**Aim**
Copy exactly, please, the lines of the data from its start through the line containing "CartesianGrid, ReferenceLine, ErrorBar".
━━━━━━━━━━━━━━━━
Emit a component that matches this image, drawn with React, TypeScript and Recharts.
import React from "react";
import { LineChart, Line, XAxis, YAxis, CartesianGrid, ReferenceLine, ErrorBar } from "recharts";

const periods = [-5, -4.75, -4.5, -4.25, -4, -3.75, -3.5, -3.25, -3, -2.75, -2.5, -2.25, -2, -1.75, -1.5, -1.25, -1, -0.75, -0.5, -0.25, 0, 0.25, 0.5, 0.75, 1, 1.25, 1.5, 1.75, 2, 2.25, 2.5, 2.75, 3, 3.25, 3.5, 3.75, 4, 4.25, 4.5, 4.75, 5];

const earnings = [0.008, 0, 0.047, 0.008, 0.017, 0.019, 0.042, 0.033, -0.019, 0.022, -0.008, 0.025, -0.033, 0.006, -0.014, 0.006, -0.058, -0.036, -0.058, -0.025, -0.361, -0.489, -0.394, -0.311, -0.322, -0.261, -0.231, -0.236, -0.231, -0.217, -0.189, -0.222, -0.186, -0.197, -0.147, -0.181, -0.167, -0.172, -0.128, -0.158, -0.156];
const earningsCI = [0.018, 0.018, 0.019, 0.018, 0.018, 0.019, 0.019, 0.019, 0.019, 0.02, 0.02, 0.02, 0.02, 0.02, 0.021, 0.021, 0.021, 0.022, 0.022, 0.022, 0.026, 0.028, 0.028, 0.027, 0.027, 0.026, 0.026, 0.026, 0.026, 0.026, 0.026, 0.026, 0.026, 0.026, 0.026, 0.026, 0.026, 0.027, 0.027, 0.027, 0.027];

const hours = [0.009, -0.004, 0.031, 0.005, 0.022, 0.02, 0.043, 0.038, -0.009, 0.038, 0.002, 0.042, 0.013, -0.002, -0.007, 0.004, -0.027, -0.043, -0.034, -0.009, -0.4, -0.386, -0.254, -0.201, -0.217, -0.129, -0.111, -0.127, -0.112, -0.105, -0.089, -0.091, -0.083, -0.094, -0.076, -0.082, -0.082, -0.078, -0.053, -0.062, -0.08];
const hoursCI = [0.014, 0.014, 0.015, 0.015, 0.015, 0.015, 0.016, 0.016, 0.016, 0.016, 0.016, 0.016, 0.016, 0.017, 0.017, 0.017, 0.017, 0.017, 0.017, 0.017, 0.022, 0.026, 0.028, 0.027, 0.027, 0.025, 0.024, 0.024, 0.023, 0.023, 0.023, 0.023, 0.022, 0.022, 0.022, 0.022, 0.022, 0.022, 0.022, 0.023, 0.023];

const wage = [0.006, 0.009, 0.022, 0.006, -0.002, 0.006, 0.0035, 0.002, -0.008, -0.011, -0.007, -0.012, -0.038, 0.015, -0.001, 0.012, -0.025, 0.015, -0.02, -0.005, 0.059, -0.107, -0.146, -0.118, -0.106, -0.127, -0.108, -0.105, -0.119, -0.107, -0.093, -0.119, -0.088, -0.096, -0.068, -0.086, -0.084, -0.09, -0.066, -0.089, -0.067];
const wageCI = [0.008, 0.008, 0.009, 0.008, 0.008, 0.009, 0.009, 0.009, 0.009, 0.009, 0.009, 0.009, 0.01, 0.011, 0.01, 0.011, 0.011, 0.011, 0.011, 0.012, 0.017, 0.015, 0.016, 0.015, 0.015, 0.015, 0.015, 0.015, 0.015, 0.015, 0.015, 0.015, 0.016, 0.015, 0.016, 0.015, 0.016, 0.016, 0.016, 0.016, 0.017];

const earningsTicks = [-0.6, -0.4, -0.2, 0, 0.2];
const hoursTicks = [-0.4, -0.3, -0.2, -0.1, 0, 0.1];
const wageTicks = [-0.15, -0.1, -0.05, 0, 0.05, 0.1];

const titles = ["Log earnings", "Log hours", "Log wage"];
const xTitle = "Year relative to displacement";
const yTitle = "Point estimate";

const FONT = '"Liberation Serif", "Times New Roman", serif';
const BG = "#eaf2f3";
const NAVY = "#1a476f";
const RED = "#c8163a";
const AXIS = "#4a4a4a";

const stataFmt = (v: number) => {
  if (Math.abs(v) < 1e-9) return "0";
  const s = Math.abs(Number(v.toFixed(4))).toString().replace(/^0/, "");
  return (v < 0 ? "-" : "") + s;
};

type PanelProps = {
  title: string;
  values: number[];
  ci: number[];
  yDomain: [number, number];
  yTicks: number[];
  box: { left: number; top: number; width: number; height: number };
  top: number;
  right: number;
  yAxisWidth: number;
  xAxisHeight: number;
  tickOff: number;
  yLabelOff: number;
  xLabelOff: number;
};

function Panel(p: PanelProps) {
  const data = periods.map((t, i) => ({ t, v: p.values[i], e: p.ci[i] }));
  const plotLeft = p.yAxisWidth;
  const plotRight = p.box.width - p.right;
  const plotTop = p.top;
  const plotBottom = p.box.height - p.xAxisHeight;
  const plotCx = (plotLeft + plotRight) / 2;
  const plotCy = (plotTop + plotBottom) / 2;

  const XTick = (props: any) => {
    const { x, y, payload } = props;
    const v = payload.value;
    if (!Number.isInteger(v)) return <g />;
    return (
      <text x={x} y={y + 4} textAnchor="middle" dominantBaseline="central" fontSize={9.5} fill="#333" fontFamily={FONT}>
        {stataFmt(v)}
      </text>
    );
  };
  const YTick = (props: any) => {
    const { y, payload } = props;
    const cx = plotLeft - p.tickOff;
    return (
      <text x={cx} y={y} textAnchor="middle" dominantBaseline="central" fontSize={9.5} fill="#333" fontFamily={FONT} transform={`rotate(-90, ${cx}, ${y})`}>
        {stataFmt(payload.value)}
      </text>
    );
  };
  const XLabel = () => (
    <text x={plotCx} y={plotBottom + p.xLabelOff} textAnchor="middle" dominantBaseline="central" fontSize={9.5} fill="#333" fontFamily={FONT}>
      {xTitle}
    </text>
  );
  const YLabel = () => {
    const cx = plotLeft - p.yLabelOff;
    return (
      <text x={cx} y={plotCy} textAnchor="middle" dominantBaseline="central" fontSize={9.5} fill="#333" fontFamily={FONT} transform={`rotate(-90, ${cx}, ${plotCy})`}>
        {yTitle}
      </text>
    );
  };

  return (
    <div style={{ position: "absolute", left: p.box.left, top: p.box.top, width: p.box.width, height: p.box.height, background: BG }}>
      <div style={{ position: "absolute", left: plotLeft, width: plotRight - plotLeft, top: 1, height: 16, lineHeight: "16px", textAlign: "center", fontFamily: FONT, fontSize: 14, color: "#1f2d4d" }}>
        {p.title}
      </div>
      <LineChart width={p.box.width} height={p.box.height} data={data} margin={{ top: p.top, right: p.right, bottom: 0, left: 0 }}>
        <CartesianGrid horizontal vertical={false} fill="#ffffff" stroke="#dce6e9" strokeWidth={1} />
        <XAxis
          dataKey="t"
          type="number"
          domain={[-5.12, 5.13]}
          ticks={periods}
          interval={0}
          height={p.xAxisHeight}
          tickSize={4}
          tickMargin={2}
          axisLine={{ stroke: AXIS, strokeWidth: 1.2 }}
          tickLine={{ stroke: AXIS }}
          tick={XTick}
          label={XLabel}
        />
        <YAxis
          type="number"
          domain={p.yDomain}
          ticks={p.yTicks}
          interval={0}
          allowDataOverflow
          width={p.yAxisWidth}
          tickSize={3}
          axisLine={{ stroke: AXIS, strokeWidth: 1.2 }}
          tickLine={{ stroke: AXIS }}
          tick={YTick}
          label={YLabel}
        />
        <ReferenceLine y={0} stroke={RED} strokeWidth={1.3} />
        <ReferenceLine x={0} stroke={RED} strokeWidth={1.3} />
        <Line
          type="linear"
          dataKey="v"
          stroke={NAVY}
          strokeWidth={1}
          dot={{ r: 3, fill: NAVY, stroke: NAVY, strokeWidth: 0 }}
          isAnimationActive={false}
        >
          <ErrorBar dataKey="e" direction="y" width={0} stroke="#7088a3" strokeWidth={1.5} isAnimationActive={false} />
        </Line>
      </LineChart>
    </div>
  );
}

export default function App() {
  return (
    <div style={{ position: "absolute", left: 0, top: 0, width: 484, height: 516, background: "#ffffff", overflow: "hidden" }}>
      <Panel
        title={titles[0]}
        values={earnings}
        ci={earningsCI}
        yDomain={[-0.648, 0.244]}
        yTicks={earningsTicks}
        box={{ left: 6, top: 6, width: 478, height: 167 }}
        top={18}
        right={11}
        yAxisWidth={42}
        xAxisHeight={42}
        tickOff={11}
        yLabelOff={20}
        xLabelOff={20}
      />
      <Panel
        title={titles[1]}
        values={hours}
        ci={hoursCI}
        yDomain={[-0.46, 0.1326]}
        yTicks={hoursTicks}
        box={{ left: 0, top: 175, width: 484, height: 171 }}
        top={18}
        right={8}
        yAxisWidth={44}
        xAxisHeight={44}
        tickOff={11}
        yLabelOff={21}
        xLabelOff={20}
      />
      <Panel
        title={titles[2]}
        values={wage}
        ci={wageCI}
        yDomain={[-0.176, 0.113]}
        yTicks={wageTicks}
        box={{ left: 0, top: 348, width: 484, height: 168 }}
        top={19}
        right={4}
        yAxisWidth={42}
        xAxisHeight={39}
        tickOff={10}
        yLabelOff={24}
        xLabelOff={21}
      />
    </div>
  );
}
━━━━━━━━━━━━━━━━
**Result for this task**
Emit a component that matches this image, drawn with React, TypeScript and Recharts.
import React from "react";
import { LineChart, Line, XAxis, YAxis, CartesianGrid, ReferenceLine, ErrorBar } from "recharts";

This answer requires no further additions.